Copy out all lines with the word "this" in them.

Charts and diagrams as code
[START]
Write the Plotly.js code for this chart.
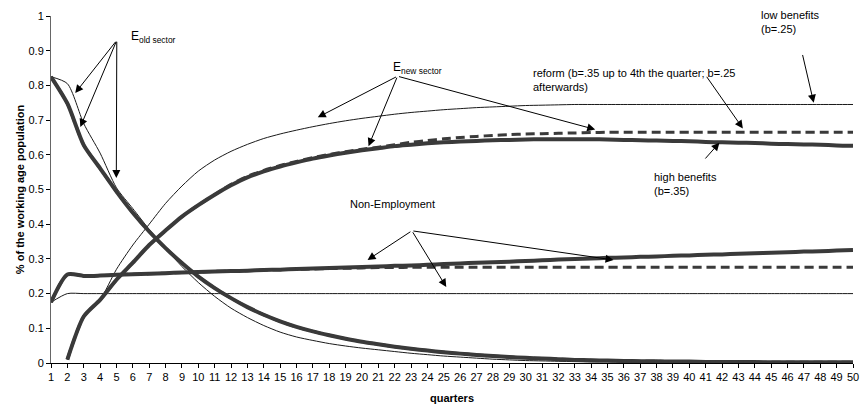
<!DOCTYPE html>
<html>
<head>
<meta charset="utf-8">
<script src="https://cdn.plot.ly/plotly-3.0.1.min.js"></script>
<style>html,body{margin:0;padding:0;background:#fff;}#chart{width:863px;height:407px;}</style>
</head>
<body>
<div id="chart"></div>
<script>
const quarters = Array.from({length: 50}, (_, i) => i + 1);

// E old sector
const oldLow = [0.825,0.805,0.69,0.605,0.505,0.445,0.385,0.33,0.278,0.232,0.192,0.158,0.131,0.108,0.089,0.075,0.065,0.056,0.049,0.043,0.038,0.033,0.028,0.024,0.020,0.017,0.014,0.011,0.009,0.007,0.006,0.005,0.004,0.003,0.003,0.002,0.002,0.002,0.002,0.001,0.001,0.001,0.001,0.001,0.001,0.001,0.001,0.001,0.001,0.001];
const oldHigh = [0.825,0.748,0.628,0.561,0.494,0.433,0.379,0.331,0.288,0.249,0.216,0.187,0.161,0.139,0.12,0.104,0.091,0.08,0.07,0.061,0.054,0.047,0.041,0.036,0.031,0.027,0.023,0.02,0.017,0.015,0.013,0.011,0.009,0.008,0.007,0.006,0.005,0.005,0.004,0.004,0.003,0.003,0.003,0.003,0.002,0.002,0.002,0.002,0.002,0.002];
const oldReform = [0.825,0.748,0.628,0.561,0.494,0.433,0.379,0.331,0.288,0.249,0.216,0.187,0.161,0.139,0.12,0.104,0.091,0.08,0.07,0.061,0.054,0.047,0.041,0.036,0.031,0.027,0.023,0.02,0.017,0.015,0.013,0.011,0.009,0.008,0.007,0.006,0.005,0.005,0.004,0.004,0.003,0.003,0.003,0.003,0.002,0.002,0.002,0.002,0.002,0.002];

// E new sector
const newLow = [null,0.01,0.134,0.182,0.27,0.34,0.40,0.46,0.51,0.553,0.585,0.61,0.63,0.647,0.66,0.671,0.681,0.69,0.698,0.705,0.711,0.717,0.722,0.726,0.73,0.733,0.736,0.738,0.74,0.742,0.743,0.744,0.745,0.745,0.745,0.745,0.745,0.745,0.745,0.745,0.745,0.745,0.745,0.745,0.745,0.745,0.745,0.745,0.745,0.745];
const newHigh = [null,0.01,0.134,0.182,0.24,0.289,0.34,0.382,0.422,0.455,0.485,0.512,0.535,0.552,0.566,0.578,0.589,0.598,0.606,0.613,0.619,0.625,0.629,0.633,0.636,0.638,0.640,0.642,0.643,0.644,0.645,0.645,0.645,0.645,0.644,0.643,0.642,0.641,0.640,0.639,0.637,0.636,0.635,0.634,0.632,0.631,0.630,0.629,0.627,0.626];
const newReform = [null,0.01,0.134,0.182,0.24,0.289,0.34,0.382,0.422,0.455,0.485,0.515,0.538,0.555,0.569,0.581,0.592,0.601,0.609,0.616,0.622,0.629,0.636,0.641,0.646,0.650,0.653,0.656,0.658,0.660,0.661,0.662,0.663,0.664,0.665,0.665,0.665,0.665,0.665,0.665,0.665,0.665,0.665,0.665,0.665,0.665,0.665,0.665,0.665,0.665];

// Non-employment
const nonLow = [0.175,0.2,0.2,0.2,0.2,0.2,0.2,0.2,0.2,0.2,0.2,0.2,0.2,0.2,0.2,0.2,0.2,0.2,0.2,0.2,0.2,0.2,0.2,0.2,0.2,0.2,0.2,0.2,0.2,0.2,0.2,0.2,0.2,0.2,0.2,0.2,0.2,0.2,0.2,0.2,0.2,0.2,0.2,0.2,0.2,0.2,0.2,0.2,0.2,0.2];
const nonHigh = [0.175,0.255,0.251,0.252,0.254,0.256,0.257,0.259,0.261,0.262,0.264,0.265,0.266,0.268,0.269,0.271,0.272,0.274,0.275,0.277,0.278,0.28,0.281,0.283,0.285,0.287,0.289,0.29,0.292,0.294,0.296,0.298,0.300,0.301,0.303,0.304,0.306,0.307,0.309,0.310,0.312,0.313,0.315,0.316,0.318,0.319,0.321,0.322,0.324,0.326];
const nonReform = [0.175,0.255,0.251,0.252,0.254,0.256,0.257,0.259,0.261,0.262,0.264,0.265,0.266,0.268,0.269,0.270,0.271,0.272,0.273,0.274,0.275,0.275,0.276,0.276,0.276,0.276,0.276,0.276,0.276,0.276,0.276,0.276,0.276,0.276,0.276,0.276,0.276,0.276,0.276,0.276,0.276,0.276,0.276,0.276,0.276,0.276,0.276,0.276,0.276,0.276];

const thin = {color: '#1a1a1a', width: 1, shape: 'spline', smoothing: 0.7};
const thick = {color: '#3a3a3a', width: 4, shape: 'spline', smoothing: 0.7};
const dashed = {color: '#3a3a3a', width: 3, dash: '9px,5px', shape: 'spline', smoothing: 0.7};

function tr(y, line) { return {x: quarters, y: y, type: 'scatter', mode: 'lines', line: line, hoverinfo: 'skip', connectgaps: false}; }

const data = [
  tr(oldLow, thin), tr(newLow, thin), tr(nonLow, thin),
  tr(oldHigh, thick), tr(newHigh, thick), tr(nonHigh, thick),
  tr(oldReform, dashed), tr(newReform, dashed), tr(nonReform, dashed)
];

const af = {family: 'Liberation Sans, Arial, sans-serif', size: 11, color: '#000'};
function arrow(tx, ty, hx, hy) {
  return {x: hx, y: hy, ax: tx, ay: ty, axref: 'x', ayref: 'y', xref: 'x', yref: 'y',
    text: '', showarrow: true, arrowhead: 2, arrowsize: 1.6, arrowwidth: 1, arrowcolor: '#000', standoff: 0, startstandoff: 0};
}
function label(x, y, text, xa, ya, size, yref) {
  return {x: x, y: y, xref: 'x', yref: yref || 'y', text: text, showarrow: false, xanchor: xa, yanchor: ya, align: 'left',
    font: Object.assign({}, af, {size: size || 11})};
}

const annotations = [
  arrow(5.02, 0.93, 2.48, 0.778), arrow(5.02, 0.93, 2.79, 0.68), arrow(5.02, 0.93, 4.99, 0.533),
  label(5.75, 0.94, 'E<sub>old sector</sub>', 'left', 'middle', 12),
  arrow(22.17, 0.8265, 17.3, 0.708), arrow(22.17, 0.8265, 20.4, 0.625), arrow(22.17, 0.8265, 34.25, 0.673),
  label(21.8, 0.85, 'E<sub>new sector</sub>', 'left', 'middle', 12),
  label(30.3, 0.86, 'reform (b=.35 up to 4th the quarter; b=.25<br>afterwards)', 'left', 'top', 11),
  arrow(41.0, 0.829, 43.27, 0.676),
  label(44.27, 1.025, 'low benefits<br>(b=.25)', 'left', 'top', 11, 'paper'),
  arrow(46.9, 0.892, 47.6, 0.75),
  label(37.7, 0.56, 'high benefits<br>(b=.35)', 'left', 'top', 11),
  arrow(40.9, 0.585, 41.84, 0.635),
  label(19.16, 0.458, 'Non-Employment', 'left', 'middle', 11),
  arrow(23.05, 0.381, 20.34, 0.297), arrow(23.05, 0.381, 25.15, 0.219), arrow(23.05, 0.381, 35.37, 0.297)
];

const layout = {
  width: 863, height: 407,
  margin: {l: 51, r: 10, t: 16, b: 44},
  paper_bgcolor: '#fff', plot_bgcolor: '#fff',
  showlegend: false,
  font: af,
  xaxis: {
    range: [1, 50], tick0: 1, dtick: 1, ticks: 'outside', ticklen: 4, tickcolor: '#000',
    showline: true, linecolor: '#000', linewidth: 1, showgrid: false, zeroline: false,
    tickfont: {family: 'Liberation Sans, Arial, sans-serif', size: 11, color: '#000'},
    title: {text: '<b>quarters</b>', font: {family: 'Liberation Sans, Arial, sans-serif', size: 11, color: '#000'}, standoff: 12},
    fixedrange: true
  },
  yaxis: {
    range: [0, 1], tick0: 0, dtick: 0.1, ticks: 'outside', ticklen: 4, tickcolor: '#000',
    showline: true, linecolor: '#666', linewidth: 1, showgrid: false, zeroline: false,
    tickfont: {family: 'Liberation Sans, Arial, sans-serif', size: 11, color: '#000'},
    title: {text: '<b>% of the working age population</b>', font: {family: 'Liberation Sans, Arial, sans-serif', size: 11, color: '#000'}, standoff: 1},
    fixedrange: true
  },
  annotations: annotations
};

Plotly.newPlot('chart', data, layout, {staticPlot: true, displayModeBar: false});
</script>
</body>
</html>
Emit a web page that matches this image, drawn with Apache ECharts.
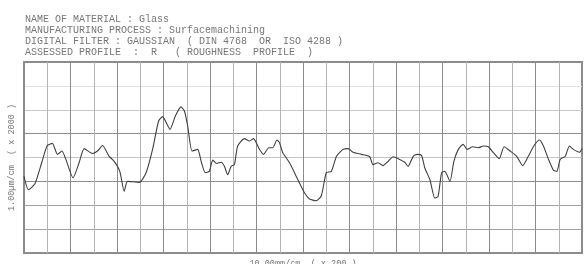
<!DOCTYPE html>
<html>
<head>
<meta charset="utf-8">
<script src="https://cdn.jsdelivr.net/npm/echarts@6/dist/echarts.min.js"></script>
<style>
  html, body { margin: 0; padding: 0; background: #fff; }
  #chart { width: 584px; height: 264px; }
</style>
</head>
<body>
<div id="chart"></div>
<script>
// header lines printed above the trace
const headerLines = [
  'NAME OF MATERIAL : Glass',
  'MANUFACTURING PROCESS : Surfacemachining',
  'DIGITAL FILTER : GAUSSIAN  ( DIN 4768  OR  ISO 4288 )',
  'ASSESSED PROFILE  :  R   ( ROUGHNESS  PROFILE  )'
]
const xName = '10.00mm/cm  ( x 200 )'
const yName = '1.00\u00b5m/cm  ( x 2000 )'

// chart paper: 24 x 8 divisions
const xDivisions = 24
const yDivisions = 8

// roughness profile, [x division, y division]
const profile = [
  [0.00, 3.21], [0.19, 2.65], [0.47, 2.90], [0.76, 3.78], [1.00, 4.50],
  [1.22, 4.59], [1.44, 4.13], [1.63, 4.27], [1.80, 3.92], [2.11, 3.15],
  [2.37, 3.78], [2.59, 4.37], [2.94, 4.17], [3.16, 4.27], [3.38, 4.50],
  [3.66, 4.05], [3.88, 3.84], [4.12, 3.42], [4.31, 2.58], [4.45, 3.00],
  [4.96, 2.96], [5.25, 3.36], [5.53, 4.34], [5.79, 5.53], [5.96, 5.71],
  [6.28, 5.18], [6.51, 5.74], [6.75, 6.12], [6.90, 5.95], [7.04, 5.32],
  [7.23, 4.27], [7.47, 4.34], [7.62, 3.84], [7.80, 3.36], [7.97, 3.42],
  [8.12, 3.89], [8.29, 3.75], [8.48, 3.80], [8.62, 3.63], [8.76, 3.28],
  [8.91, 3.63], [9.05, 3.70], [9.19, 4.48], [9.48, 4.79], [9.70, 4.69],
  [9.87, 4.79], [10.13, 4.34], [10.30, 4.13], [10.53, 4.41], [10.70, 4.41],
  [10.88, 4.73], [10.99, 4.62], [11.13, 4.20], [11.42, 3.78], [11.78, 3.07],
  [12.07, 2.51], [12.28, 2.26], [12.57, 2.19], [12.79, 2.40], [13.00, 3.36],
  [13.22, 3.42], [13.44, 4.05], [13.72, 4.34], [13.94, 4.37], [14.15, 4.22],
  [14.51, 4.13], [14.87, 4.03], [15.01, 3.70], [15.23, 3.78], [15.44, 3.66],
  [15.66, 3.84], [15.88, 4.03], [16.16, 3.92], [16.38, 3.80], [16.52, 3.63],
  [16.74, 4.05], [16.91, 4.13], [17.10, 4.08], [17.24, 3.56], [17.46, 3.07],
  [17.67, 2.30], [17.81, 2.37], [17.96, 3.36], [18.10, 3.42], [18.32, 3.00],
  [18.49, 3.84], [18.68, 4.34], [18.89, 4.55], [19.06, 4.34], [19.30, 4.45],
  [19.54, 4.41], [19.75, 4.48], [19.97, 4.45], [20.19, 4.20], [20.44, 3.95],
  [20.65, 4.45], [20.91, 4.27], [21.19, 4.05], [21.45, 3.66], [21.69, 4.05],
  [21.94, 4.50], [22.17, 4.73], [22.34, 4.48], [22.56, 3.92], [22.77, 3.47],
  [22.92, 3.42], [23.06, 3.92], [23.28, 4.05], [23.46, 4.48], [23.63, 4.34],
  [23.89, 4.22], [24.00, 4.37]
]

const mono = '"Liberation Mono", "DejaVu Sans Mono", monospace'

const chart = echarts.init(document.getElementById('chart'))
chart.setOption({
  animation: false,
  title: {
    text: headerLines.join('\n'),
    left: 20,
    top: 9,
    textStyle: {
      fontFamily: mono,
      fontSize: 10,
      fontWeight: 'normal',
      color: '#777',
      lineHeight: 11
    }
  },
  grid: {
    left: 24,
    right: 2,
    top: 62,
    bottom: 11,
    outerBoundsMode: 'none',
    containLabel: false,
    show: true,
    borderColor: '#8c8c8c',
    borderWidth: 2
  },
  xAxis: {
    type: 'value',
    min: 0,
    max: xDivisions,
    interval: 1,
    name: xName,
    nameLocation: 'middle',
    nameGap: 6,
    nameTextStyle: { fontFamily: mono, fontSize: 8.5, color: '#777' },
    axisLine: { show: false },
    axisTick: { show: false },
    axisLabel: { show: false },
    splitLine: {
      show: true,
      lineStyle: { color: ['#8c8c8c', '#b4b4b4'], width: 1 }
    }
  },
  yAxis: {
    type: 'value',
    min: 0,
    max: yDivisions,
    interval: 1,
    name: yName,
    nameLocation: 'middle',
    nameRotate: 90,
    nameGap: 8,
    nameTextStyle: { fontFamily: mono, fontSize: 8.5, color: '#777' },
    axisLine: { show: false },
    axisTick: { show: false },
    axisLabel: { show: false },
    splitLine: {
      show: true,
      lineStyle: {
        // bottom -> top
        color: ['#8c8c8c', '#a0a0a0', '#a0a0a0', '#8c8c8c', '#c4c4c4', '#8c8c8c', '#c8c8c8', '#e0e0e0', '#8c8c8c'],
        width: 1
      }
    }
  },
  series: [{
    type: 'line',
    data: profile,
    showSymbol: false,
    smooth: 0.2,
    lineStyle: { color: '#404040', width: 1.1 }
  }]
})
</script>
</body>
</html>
[END]
## CORRECT ANSWER
Write the Plotly.js code for this chart.
Emit a web page that matches this image, drawn with Apache ECharts.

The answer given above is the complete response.